In contrast, only six per cent of the faculty of TU Berlin is international. “We are trying to increase [this figure] but there are difficulties, in particular the requirement to teach in German at an undergraduate level,” said Angela Ittel, vice president of strategic development, junior scholars and teacher development at TU Berlin.
Mobility is a motivating factor when recruiting staff to Chinese telecoms company Huawei’s European Research Institute, said Walter Weigel, vice president the institute. “Our headquarters are 10,000 kilometres away, so mobility is obviously a big issue,” he said.
The 2,400 researchers who work at the institute are nationals of 60 countries; two thirds of them have PhDs. “We have no philosophical definition of talent. We are an international company and need good research and development. It’s talented researchers who do this,” Weigel said. “We don’t care where people come from. [The question is] can they do top notch research.”
Technical skills and experience are essential. But soft factors, such as handling cultural differences between Europe and China on issues ranging from the cuisine to approaches to decision making, are also important, said Weigel.
Moving between industry and academia
For Xavier Prats Monné, special advisor at the Teach for All organisation and former director general of both the EU’s health and education directorates, the essence of talent is having the attitude to take on difficult things, and to learn from making mistakes. “I don’t think [talent] is something you are born with,” he said.
From this perspective, universities are not sausage machines for equipping students with skills needed by corporate R&D. Rather, the two need to cooperate in fostering talent. Unfortunately, there remains a tendency to view such close links with industry as “prostituting” academic values, Prats Monné said.
The key to overcoming this attitude is to think in terms of partnership, rather than contracts, Weigel said.
Ittel agreed partnership is a critical factor. “We structure the experience of partnership by developing research questions together, and working out what to do, so we are not prostituting ourselves,” she said.
There are existing models of fruitful partnerships on which Horizon Europe can draw to increase talent mobility.
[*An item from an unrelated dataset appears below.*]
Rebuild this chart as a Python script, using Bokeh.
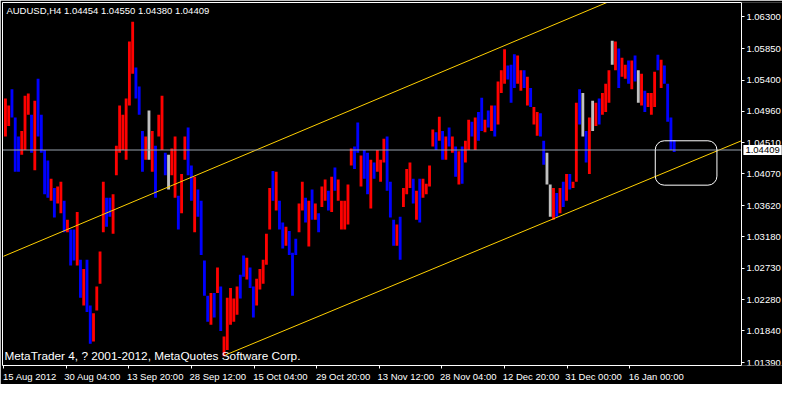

TU Berlin, for example, has a joint programme with industry focussing on young women who come from corporate jobs to the university for two years, to further their careers. “It’s a very successful programme,” Ittel said. “We didn’t think it would be, because we didn’t think companies would let talent go, and that people would fit in. But they do.”
Palmowski agreed, it is important “not to think in terms of easy categories” when characterising the industry-academic divide. He cited the new National Automotive Centre at Warwick University, set up with £150 million from Jaguar Land Rover and Tata Motors UK, and £15 million from the UK government. The research carried out at the centre will involve all the companies involved in the automotive supply chain.
“A huge amount is happening” in terms of industry/academic collaboration, said Palmowski. “We shouldn’t overlook that.” If there is tension between industry and academe, it comes from the different timelines and different ways of thinking about problems. “Universities need to pursue blue sky research,” Palmowski said. “But we have become much better at working with industry; people are coming to us.”
Despite some successes in finessing the cultural hurdles, there remain obstacles to talent mobility between academia and industry, chief of which is the disparity in salaries, said Ittel. “Money is a problem. It can be difficult to move from industry to a university and lots of excellent people leave us for industry,” she said.
That underlines the imperative to build a deeper, more mobile talent base in Europe. As Weigel observed, there are not enough trained people to go round. Huawei has to compete for talent with other leading technology companies, such as Apple and Google, and that is driving up salaries.At the same time, companies are aware of their dependence on fundamental research to provide the feedstock for future products. “It is absolutely not in industry’s interests to attract all the talent out of universities,” Weigel said.